- The Washington Times - Wednesday, November 7, 2001

Shin Bet clears self in Zeevi assassination
JERUSALEM Israel's internal security service, the Shin Bet, was not at fault in the assassination of Tourism Minister Rehavam Zeevi Oct. 17, the government said this week.
An internal inquiry by the Shin Bet showed the conduct of its units involved in gathering intelligence on a potential threat was "focused and correct," and it stressed the difficulty of constantly guarding public figures who refuse bodyguards.
The Popular Front for the Liberation of Palestine said the assassination was in revenge for Israel's liquidation of PFLP leader Abu Ali Mustapha in August.

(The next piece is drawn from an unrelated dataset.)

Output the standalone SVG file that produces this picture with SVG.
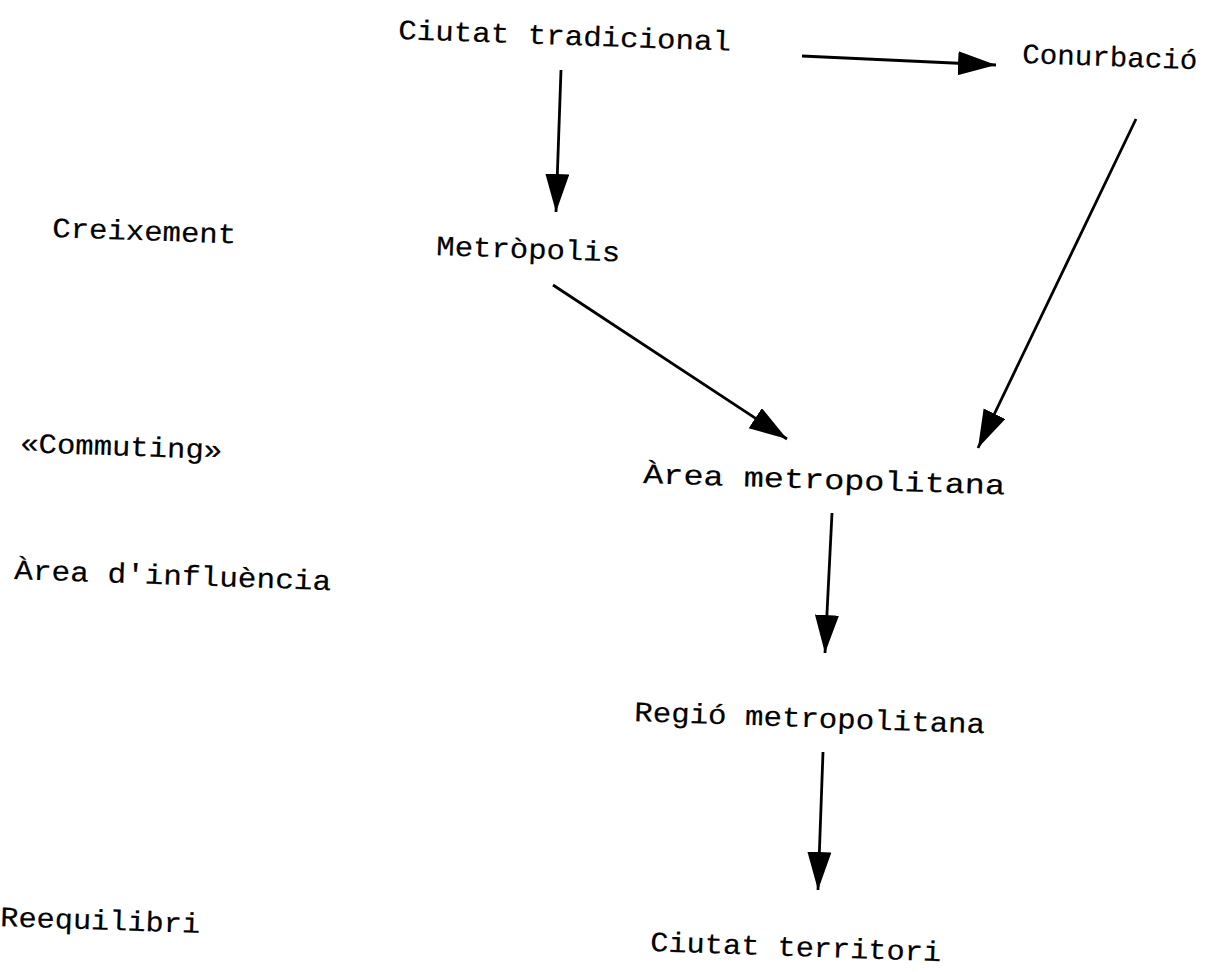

Car bomb kills 2 in West Bank camp
NABLUS, West Bank Two leaders of the the Al-Aqsa Martyrs Brigades, an armed offshoot of Palestinian leader Yasser Arafat's Fatah movement, were killed yesterday in a car explosion in the Jenin refugee camp.
Khadura Mussa, a local Fatah leader, called the killings of Majdi Jaradat, 32, and Ikrima Istiti, 35, in the northern West Bank town an assassination by Israel.

2 U.S. ex-envoys say Arabs need to speak up
RIYADH, Saudi Arabia Arab states must do more to put their case across in the United States if they are to counter an often one-sided Middle East debate in Washington, a former U.S. ambassador to Israel and Egypt said yesterday.
Ned Walker, now president of the Middle East Institute think tank in Washington, told Reuters news agency he was concerned by the absence of an effective voice to represent Arab viewpoints in the United States after the September 11 attacks on U.S. cities.
He and former U.S. Ambassador to Saudi Arabia Wyche Fowler, also a member of the think tank, are on the final leg of a tour that also included Egypt, Israel and Syria.

Yemeni Jews reject probe of lost children
JERUSALEM Israel's Yemeni Jews rejected Monday the results of an official inquiry into the disappearances of more than 1,000 children during their tumultuous immigration a half-century ago.
The third commission to study the subject came to the same conclusion as the previous two: that the children were not stolen but became separated from their parents and died in makeshift immigration camps, mostly of disease.

Weekly notes
Israel is running out of time in the search for a breakthrough with the Palestinians, Israeli Foreign Minister Shimon Peres told private French TV station LCI in an interview yesterday. "We know there is no military solution to the conflict with the Palestinians," he said in Paris. … Iraqi President Saddam Hussein's second son, Qussay, has survived an assassination attempt by two senior security officers, an Iraqi opposition group claimed yesterday. The Tehran-based Supreme Assembly for the Islamic Revolution in Iraq (SAIRI) said the officers, Hussein al-Duri and Kamel Abbas al-Hadidi, tried to ram Qussay's car Oct. 19 as he left the presidential palace in Baghdad.